Something like that, anyway. Remember that Protect IP act that Senator Ron Wyden stalled in the US Senate this Spring? (Guess who’s getting another vote from me next time around.) Well now Big Hollywood, who will do anything, even at the expense of freedom of speech, and the very functionality of the Internet itself, is trying to rawdog an even worse bill through, but this time in the House.
Once again it’s going to, “protect artists, blah blah, save the economy.” But, really, all it will do, aside from propping up a content distribution model that’s flawed and pitifully outmoded, is cause problems for honest technology companies and internet users. Not to mention the implications for freedom of speech. Telling search engines and DNS servers what they can and cannot list puts us just one step closer to handling the Internet like the People’s Republic of China.
Even if it weren’t for the huge collateral damage, ( I’d liken it to taking a wrecking ball to drywall to kill a spider.) this bill really helps nobody, except the people who want to turn the Internet into a TV. And, let me tell you, the people funding this bill would love that. We’re talking about big companies who long for the days when they told everyone what was there to watch and it was difficult to impossible to get content out as an independent artist.
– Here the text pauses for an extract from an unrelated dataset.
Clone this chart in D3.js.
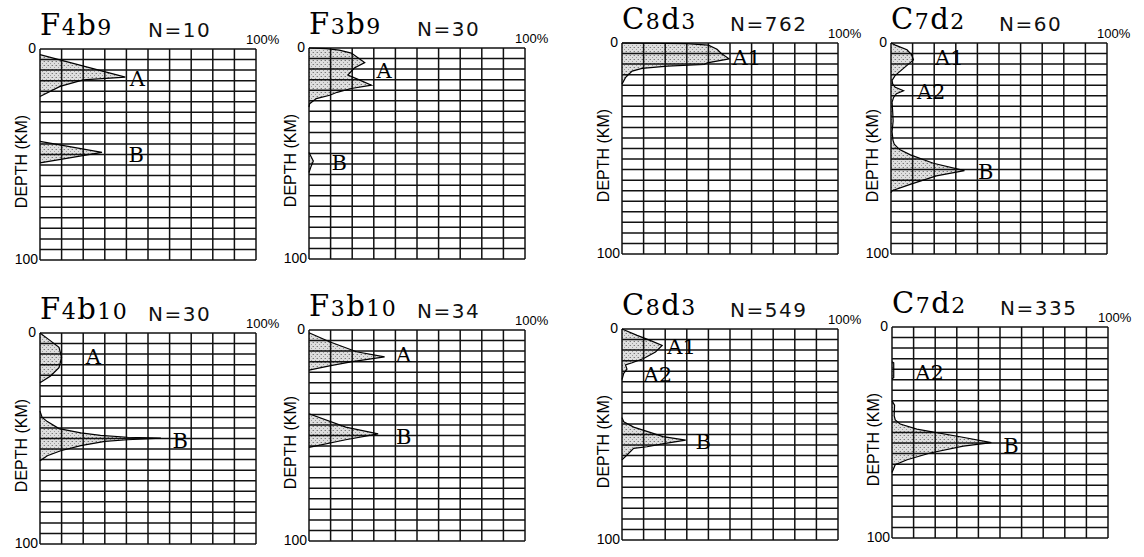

They might be stringing along a few unions with them (basically groups that, in this case strive to maintain strict control on who gets to work professionally in their industry rather than benefit the working class as a whole) or “artist groups.” but it’s bunk.
This bill is a sham that rich entertainment executives want to shove through so they can bandage their leaky, sinking ship for a few more minutes, with great cost and inconvenience to a great many people… and the pirating websites they’re supposedly targeting will laugh and adapt to this in moments, suffering little if any at all damage.